Most network shows air for 22 episodes a season, employing writers for almost a year. But streaming and premium cable shows usually have six, eight or ten episodes per season and smaller writers’ rooms, meaning there’s less work and their writers are constantly hustling to find new gigs.
Sierra said film and TV writers are undervalued.
“We are the ones that are creating every action, every word that you see on screen,” she said. “So why is it that some of us are struggling to survive? I don’t think it makes any sense.”
Before the WGA strike began, Sierra used her earnings to help financially support her mom.

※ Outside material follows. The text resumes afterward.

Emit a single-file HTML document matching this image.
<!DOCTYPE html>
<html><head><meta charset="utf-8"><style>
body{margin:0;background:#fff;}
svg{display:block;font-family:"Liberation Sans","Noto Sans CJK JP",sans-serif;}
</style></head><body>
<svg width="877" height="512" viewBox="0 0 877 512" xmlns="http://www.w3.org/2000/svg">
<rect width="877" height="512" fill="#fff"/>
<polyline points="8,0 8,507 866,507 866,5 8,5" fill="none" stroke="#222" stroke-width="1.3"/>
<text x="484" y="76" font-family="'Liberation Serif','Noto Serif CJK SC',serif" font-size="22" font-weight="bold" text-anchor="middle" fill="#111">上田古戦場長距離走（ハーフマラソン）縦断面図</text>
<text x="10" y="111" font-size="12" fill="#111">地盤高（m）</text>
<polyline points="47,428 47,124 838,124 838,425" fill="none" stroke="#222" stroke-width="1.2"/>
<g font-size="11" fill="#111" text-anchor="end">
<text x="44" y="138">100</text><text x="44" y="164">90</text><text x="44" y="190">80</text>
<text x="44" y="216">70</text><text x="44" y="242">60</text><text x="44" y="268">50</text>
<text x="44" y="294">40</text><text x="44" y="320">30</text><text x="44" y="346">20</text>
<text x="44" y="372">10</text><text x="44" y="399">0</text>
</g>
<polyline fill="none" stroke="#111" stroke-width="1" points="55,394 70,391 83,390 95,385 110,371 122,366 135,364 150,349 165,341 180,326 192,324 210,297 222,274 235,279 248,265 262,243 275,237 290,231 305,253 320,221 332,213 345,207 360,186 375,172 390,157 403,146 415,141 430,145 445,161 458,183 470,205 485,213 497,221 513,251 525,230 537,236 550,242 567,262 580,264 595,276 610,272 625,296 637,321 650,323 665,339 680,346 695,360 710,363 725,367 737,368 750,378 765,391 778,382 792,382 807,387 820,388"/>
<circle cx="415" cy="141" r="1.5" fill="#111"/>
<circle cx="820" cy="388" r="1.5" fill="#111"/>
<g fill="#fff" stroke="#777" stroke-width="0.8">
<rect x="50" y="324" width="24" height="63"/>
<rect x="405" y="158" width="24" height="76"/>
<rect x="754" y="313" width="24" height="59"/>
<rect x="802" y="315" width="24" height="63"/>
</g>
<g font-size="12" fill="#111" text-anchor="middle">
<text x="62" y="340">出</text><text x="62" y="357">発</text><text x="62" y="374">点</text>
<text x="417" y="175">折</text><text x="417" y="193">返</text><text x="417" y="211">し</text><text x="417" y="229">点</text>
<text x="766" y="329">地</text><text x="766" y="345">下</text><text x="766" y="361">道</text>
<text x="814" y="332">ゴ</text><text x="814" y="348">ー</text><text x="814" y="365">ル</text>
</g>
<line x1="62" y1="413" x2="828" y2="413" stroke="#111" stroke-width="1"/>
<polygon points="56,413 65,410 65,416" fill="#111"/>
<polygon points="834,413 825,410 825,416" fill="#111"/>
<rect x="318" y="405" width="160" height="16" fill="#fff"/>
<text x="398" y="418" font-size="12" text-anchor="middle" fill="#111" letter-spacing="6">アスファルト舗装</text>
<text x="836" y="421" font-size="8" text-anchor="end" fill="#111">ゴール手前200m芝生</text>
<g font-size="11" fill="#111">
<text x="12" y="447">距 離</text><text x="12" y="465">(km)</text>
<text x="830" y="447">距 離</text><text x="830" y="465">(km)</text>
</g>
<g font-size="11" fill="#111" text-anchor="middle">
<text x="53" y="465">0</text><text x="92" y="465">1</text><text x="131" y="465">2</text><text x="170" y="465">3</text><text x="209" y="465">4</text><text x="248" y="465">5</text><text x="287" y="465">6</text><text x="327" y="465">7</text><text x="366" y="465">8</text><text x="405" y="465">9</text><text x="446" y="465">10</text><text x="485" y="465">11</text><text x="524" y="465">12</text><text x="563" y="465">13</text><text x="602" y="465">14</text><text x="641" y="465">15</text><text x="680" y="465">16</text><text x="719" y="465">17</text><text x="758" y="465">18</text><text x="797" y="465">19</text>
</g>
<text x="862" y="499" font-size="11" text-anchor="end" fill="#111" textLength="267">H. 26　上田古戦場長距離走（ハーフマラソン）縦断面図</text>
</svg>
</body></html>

“I help my mother with her bills. She lives in Massachusetts, so I help her out. Right now because of the strike, she had to [get] a second job until the strike is done,” Sierra explained. “That’s just the way things are. We just want to be able to survive in a city like Los Angeles. This is a very expensive city to live in. We’re not asking for mansions, we’re just asking to be able to reach the middle class.”
Talks between the WGA and the major studios and streamers broke down earlier this month.
The guild represents 11,500 film and television writers, mostly in Los Angeles and New York.
The union is calling for industry standards on the number of writers assigned to each show. According to a breakdown of its contract proposals on the WGA website, the union requested a minimum staff of six writers per project; pay increases; increases in streaming residuals; and rules that would limit the use of artificial intelligence in writing projects.
The Alliance of Motion Picture and Television Producers (AMPTP), which represents the studios and streamers, has said it made a “generous” offer to the union before the talks broke down.
“The AMPTP presented a comprehensive package proposal to the guild… which included generous increases in compensation for writers as well as improvements in streaming residuals,” the AMPTP said in a statement on the eve of the strike.
This is the first WGA strike since 2007. The last walkout caused an estimated $2 billion in economic damage.
Since the current strike began, writers and their supporters from other unions, including SAG-AFTRA, have been picketing at designated sites outside Sony, Disney, NBCUniversal, Amazon, Netflix, Fox, Warner Bros., and Paramount.
The walkout has caused an increasing number of shows to halt production, including late-night programs and Saturday Night Live. The MTV Movie & TV Awards canceled their live show on Sunday, only airing clips from past awards and pre-taped acceptance speeches. As the strike continues, there will be more fallout.
On its website, the WGA West is asking members here on the West Coast to picket “each week day, for a 4-hour shift.”
Santa Sierra said she hopes the two sides can reach an agreement soon, but she’s planning “for the worst.”
“The thing about being a writer is that you always have to prepare because you don’t really know what is going to come next,” she explained. “You don’t really know if you’re going to have a job… we’re always prepared for the worst.”